Teachers expressed confusion after the sample test for 2016 said rulers would be banned, but Catharine Parkes, of the Standards and Testing Agency, later said that a ruler was the only mathematical equipment children were allowed.

After enquiries from the TES, a spokesman for the Department for Education confirmed that “children are allowed to use rulers with numbers on them”.

A number of teachers had said on Twitter that the varying advice was creating confusion.

Prior to the government’s clarification, Michael Tidd, deputy head of Edgewood Primary, Hucknall, Nottinghamshire, told TES: “It has been frustrating throughout the last year to be constantly waiting for updates and then finding new information that contradicts the old. Recently we were told by ministers that it was “disingenuous” to suggest that it was because the department didn’t know what it was doing.

“Yet here we are again, with contradictory information being published such that teachers are left trying to guess what is and isn’t permitted. The department needs to remember that teachers can find themselves in stiff trouble if they make errors on such matters, yet confusion abounds.

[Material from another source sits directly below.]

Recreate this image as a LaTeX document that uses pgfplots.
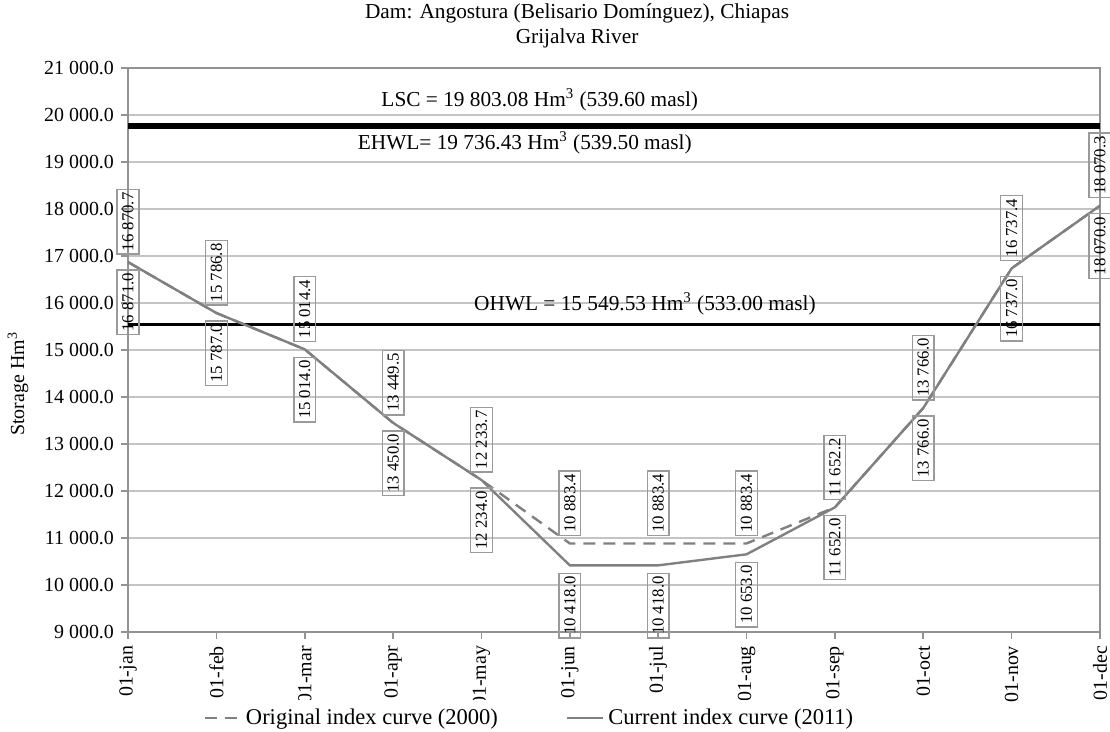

“Combined with the ongoing delays to reading exemplification, the changes to writing moderation, the late changes to dates, the inaccuracies of the Assessment and Reporting Arrangements statutory guidance, it leaves teachers confused and frustrated and children poorly served. The department should be embarrassed and apologetic.”

It comes after the rules on marking exclamation marks in the grammar, punctuation and spelling test for seven-year-olds were interpreted as ministers wanting to restrict their use something Nick Gibb, schools minister said had been misunderstood.